- Ph.D., Sociocultural Anthropology, University of Chicago, 2003
- B.A., Afroamerican & African Studies and Political Science, University of Michigan, 1993
Beth Buggenhagen
Associate Professor, Anthropology
Associate Professor, Anthropology
My research analyzes the politics of social production and value, material culture, visuality, gender, Islam, and globalization. These interests have emerged from my fieldwork in Senegal and with Senegalese migrants in New York City and Chicago. My fieldwork in Senegal from 1999-2000 resulted in the book, Muslim Families in Global Senegal (Indiana University Press 2011). I analyze Muslim trade networks and the transmission of enduring social value though cloth and religious offerings. Highlighting women's participation in these networks and the financial strategies they rely on, I consider the connections between economic profits and ritual and social authority. I argue that these strategies are not responses to a dispersed community in crisis, but rather produce new roles, wealth, and worth for Senegalese women in all parts of the globe.
In New York City my research has considered the predicament of Senegalese Muslim traders who deal in grey market goods (designer purses, CDs and DVDs). My work has considered the political dimensions of official and unofficial economies to address topics within and beyond academia such as Islam, civil liberties, immigration reform, debates over new media technologies, unregulated economic networks and the U.S. led global War on Terror. I published this work in a chapter in Hard Work, Hard Times: Global Volatility and African Subjectivities (U. California Press 2010), which I edited with Anne-Maria B. Makhulu and Stephen Jackson.

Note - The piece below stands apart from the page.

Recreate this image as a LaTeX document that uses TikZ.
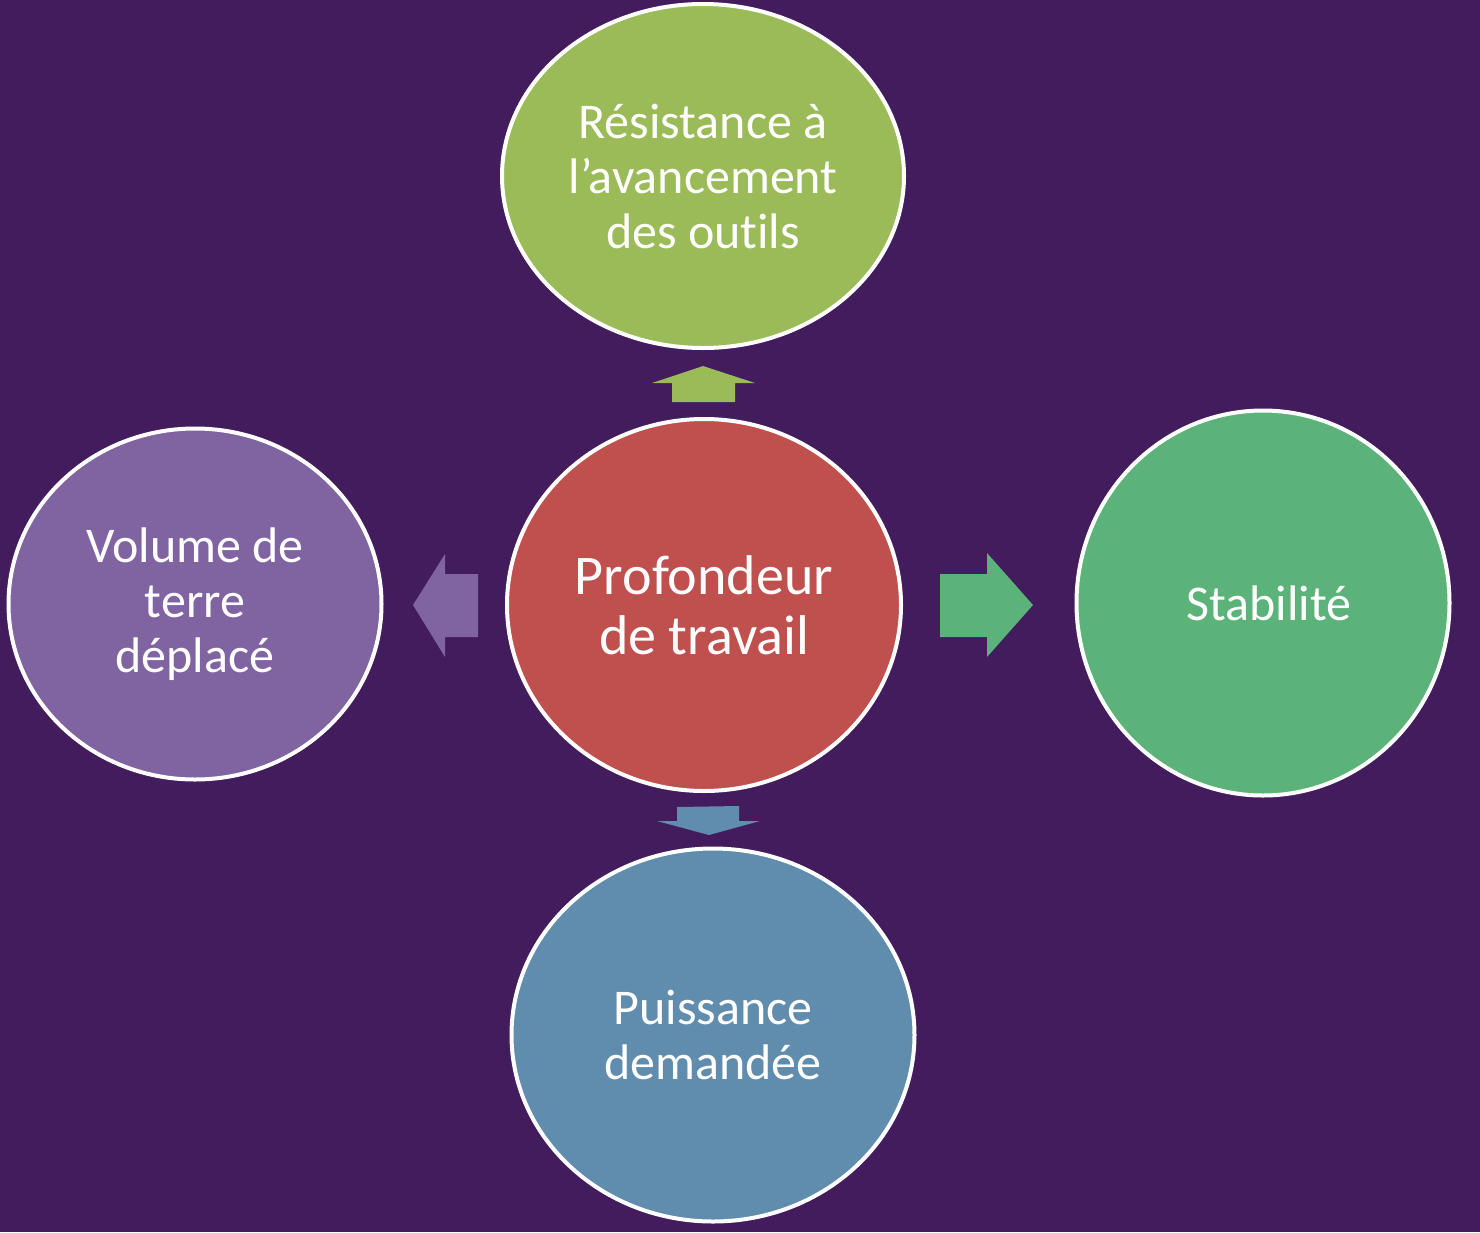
\documentclass[tikz,border=0pt]{standalone}
\usepackage{fontspec}
\setmainfont{Carlito}[Ligatures=NoCommon]
\definecolor{bg}{HTML}{421C5C}
\definecolor{cgreenA}{HTML}{9BBB59}
\definecolor{cred}{HTML}{C0504D}
\definecolor{cpurple}{HTML}{8064A2}
\definecolor{cgreenB}{HTML}{5CB37A}
\definecolor{cblue}{HTML}{608DAD}
\usetikzlibrary{shapes.geometric}
\begin{document}
\begin{tikzpicture}[x=1pt,y=-1pt,
  bubble/.style={ellipse,draw=white,line width=4pt,inner sep=0pt,text=white,align=center,
    font=\fontsize{50}{55}\selectfont}]
\fill[bg] (0,0) rectangle (1480,1232);
\useasboundingbox (0,0) rectangle (1480,1232);
\node[bubble,fill=cgreenA,minimum width=402,minimum height=344] (top) at (703,176) {Résistance à\\l’avancement\\des outils};
\node[bubble,fill=cred,minimum width=394,minimum height=372,font=\fontsize{56}{60}\selectfont] (center) at (704,605) {Profondeur\\de travail};
\node[bubble,fill=cpurple,minimum width=373,minimum height=351] (left) at (195,604) {Volume de\\terre\\déplacé};
\node[bubble,fill=cgreenB,minimum width=373,minimum height=385] (right) at (1263,603) {\hspace*{12pt}Stabilité};
\node[bubble,fill=cblue,minimum width=403,minimum height=373] (bottom) at (713,1035) {Puissance\\demandée};
% block arrows
\fill[cgreenA] (703,366) -- (755,383) -- (735,383) -- (735,402) -- (672,402) -- (672,383) -- (652,383) -- cycle;
\fill[cpurple] (413,605) -- (445,554) -- (445,574) -- (478,574) -- (478,637) -- (445,637) -- (445,657) -- cycle;
\fill[cgreenB] (1033,605) -- (987,553) -- (987,574) -- (940,574) -- (940,637) -- (987,637) -- (987,657) -- cycle;
\fill[cblue] (709,835) -- (760,821) -- (739,821) -- (739,806) -- (677,807) -- (677,821) -- (657,821) -- cycle;
\end{tikzpicture}
\end{document}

Currently I am working to complete a book manuscript, Photography in and out of Muslim Senegal. In my research I ask if one of the defining problems of the 21st century is global migration, what does a long-term view from Africa offer? Building on my first ethnography, Muslim Families in Global Senegal, in which I charted the global networks of Senegalese Muslims, I analyze the view from Senegal through photographs in my second book, Photography in and out of Muslim Senegal. Photographs shape and are shaped by global networks of migration. Personal portraits—passed from hand to hand, placed in albums, framed on walls, and displayed at religious and family celebrations—make visible migrants and their networks and become objects that migrate. The impact of this work will be to show a tolerant and urbane practice of Islam through the lens of photography by shifting a polarizing national conversation about Muslim migration in a new direction.